• LISTED RECORDS
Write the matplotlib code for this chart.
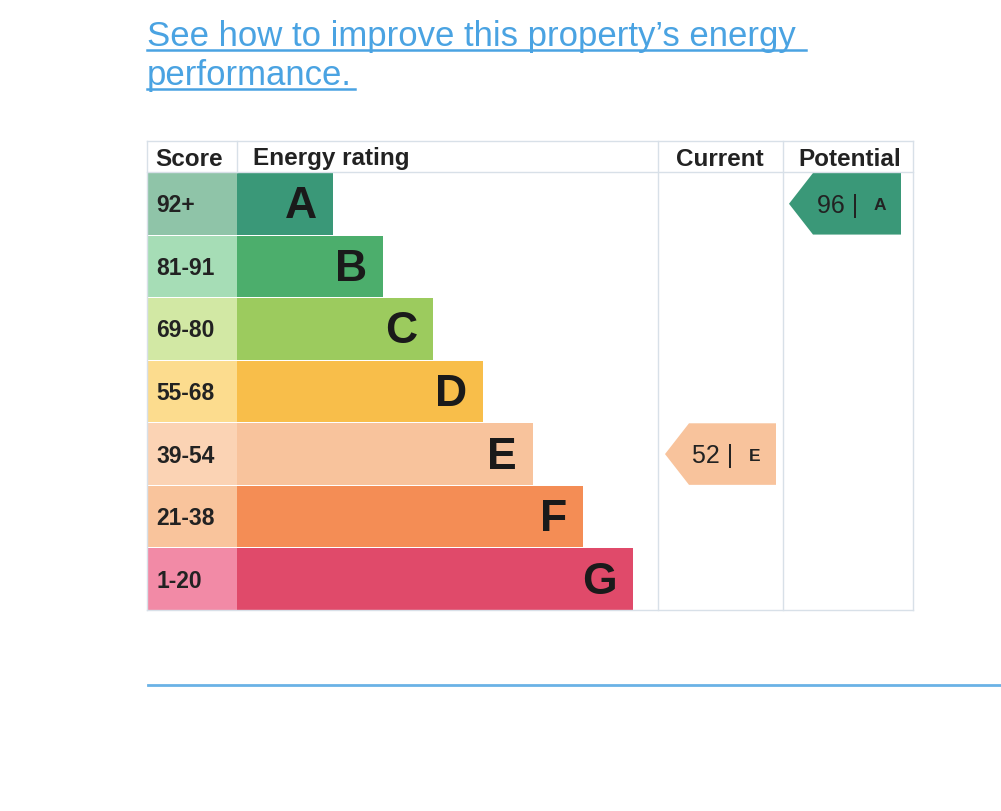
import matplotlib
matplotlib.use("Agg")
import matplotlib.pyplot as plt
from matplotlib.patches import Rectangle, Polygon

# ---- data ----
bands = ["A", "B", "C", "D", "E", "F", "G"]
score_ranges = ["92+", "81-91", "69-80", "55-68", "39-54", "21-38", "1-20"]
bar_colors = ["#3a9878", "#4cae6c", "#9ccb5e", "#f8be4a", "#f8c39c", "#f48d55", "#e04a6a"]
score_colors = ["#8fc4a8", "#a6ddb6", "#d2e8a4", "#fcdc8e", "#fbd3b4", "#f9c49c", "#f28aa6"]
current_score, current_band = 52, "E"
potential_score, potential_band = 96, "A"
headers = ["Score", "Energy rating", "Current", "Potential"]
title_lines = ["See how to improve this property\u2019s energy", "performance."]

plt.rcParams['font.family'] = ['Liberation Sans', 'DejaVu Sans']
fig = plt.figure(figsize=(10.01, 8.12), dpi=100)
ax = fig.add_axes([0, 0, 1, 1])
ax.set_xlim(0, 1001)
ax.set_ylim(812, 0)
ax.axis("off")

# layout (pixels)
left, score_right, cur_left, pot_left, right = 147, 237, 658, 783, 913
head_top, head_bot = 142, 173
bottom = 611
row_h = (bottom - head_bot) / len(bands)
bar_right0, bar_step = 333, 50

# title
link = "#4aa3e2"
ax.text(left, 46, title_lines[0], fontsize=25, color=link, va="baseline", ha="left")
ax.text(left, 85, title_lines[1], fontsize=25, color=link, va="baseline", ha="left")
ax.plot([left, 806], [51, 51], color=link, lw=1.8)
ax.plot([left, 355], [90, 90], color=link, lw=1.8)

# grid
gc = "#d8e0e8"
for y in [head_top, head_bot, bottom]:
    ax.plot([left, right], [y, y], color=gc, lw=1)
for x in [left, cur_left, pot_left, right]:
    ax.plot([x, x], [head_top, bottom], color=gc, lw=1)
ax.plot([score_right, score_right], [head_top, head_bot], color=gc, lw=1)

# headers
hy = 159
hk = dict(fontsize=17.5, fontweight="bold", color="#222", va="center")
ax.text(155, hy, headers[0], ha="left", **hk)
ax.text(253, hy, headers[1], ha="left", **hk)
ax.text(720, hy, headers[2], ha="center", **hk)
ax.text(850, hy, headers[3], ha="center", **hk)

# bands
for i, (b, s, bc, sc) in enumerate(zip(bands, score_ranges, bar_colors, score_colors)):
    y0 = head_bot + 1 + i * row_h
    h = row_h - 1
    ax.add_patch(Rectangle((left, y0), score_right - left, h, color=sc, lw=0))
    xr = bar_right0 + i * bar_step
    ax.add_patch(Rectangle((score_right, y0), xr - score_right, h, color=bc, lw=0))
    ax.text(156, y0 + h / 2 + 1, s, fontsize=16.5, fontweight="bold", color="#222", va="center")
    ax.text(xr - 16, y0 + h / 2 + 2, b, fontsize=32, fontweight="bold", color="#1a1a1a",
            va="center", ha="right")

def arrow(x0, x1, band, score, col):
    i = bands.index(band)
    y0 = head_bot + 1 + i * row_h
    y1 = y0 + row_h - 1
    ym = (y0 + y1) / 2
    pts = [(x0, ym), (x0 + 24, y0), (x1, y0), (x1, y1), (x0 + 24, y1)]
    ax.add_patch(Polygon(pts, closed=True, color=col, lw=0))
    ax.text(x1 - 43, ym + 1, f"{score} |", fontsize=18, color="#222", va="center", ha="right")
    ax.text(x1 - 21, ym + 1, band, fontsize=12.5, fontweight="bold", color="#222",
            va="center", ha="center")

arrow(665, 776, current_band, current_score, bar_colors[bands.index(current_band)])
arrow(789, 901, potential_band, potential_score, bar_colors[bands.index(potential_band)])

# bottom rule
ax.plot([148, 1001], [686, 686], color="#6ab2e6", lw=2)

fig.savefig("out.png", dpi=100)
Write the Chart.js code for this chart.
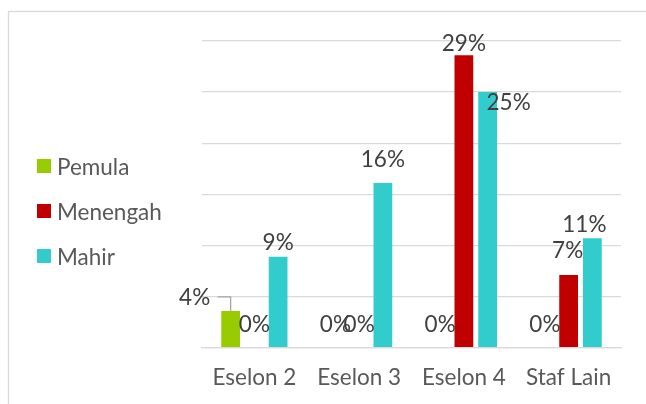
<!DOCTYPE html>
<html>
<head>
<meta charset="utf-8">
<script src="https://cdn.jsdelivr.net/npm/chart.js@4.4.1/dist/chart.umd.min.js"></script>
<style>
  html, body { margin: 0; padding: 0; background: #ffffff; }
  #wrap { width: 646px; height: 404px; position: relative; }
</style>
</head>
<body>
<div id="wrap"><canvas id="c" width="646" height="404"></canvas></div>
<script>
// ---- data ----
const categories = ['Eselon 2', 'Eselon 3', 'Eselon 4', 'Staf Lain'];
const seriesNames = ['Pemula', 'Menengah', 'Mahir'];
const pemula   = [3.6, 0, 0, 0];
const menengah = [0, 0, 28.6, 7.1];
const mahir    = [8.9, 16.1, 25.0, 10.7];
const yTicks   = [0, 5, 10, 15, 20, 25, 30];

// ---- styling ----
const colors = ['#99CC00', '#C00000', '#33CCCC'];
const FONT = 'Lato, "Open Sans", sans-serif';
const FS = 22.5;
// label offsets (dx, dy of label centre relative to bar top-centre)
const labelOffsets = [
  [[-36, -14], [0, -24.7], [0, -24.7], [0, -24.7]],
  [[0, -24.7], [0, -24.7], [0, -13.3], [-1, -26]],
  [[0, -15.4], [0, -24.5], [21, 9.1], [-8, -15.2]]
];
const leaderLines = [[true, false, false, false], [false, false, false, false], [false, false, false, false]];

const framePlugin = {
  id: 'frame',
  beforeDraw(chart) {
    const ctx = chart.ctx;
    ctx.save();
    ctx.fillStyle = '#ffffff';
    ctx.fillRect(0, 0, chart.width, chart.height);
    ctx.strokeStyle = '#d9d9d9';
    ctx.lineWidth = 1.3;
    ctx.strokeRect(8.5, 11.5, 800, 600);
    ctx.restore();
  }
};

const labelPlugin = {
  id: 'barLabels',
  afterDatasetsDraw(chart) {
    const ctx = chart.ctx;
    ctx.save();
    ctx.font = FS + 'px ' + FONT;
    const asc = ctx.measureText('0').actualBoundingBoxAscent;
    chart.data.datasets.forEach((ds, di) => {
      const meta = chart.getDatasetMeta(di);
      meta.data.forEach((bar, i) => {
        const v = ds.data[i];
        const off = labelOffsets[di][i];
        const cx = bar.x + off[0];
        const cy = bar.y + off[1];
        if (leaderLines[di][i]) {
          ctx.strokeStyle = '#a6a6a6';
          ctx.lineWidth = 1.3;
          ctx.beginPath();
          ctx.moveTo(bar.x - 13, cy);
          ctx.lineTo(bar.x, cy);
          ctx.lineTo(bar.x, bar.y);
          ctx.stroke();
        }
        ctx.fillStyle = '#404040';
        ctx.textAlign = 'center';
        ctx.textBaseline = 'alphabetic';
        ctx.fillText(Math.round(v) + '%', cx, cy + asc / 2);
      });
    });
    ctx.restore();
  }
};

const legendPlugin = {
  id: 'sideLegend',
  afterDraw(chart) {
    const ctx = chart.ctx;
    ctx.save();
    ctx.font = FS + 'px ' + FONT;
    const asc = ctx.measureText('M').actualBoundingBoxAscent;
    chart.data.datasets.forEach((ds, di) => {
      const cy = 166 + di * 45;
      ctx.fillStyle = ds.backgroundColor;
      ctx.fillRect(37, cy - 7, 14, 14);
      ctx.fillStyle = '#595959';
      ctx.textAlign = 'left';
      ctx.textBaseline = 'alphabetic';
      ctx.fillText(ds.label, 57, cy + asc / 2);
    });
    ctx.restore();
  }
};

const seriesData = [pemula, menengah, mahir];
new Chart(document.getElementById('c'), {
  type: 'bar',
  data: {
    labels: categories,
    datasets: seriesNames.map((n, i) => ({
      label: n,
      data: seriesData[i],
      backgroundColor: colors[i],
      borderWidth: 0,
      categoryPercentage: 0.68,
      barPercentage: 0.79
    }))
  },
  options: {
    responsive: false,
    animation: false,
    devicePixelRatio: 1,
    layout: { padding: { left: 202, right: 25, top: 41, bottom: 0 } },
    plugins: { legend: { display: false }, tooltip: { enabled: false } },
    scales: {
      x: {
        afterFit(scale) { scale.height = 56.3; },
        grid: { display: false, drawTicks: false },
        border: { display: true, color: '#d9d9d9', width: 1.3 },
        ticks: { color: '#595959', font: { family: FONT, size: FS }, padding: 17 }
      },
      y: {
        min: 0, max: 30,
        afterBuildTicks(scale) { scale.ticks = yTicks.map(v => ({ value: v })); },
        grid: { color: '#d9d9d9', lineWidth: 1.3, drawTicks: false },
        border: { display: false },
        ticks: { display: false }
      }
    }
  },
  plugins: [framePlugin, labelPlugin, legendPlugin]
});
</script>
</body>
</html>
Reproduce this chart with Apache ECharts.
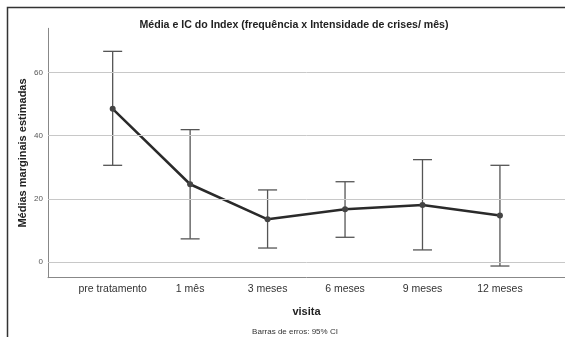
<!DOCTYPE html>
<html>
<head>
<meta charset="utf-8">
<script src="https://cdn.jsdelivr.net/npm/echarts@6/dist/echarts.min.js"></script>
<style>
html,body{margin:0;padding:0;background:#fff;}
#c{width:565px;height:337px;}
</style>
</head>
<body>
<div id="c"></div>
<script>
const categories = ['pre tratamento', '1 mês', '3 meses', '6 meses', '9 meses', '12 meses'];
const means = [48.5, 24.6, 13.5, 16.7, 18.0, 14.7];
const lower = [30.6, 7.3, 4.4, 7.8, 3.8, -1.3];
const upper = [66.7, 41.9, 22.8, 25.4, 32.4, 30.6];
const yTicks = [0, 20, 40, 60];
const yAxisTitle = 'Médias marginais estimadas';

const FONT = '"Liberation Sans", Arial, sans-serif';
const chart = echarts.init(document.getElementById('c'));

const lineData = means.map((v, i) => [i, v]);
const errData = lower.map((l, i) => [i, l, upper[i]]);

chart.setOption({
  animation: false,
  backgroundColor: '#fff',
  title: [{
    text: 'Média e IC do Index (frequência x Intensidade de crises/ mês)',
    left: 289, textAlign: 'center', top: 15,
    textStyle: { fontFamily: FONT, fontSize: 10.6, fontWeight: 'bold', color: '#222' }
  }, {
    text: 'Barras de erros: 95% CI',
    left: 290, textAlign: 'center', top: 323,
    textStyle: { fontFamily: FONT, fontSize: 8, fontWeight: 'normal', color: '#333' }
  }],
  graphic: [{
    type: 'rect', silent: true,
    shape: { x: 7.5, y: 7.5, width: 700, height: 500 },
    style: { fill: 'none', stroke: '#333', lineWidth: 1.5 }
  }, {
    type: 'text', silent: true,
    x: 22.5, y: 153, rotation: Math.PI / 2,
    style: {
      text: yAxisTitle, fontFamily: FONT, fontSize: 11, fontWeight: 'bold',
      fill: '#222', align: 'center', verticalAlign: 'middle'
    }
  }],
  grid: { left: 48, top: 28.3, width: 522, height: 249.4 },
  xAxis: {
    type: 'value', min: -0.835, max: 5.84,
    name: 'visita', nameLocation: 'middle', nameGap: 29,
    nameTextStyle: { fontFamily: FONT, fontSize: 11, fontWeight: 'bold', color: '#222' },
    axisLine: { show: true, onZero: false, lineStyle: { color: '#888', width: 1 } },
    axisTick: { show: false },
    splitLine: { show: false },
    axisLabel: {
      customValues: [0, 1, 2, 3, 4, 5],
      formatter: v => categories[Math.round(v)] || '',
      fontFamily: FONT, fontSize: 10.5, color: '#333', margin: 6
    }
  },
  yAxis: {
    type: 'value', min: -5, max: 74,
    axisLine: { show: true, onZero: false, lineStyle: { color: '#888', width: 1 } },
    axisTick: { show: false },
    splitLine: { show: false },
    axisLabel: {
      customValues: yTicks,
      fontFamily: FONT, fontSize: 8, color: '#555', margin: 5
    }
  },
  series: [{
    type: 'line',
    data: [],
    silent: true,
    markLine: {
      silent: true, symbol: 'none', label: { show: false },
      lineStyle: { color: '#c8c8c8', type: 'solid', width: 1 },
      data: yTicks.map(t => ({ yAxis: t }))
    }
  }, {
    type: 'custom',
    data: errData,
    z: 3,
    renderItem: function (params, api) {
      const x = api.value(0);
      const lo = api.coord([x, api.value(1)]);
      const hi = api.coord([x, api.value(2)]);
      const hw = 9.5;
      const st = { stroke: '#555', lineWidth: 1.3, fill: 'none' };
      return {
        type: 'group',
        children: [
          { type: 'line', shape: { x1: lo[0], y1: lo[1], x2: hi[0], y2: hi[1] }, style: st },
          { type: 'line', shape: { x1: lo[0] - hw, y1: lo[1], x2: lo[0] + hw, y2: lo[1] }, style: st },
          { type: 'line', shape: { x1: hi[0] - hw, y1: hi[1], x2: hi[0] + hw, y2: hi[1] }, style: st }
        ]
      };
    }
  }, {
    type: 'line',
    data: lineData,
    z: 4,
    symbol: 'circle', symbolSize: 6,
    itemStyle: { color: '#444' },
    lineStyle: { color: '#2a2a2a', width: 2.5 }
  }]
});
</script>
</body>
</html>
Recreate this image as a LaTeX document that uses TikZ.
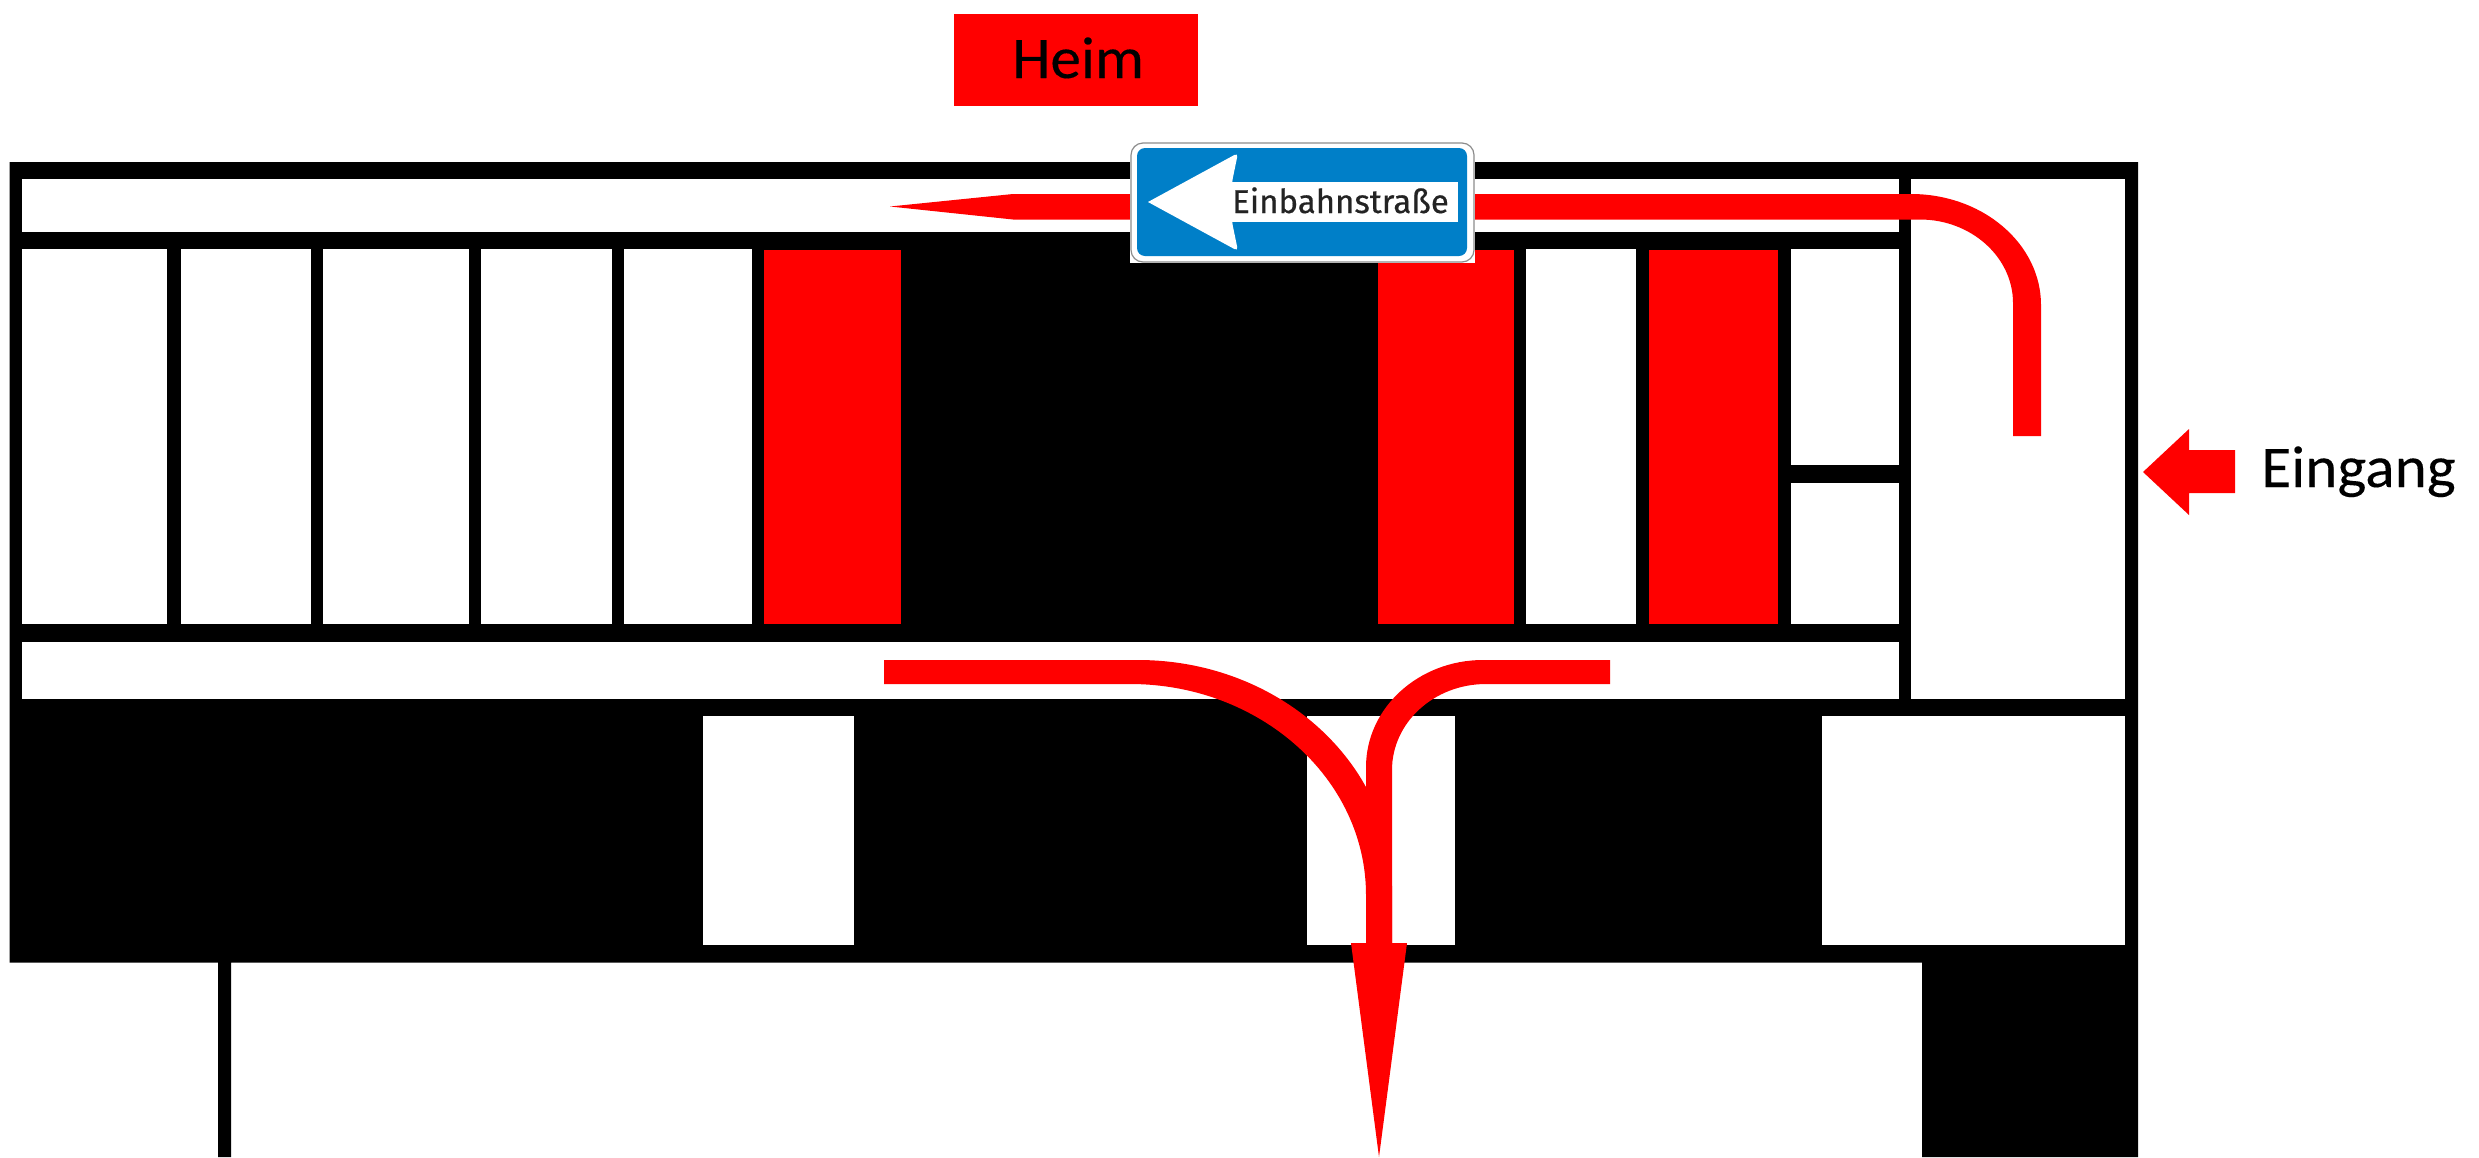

• WORK TO COMPLETE
Write out nothing but the lines from the start of the data through the line with "ax.plot([left, 355], [90, 90], color=link, lw=1.8)". Leave out the pictures.

• CORRECT RESPONSE
Write the matplotlib code for this chart.
import matplotlib
matplotlib.use("Agg")
import matplotlib.pyplot as plt
from matplotlib.patches import Rectangle, Polygon

# ---- data ----
bands = ["A", "B", "C", "D", "E", "F", "G"]
score_ranges = ["92+", "81-91", "69-80", "55-68", "39-54", "21-38", "1-20"]
bar_colors = ["#3a9878", "#4cae6c", "#9ccb5e", "#f8be4a", "#f8c39c", "#f48d55", "#e04a6a"]
score_colors = ["#8fc4a8", "#a6ddb6", "#d2e8a4", "#fcdc8e", "#fbd3b4", "#f9c49c", "#f28aa6"]
current_score, current_band = 52, "E"
potential_score, potential_band = 96, "A"
headers = ["Score", "Energy rating", "Current", "Potential"]
title_lines = ["See how to improve this property\u2019s energy", "performance."]

plt.rcParams['font.family'] = ['Liberation Sans', 'DejaVu Sans']
fig = plt.figure(figsize=(10.01, 8.12), dpi=100)
ax = fig.add_axes([0, 0, 1, 1])
ax.set_xlim(0, 1001)
ax.set_ylim(812, 0)
ax.axis("off")

# layout (pixels)
left, score_right, cur_left, pot_left, right = 147, 237, 658, 783, 913
head_top, head_bot = 142, 173
bottom = 611
row_h = (bottom - head_bot) / len(bands)
bar_right0, bar_step = 333, 50

# title
link = "#4aa3e2"
ax.text(left, 46, title_lines[0], fontsize=25, color=link, va="baseline", ha="left")
ax.text(left, 85, title_lines[1], fontsize=25, color=link, va="baseline", ha="left")
ax.plot([left, 806], [51, 51], color=link, lw=1.8)
ax.plot([left, 355], [90, 90], color=link, lw=1.8)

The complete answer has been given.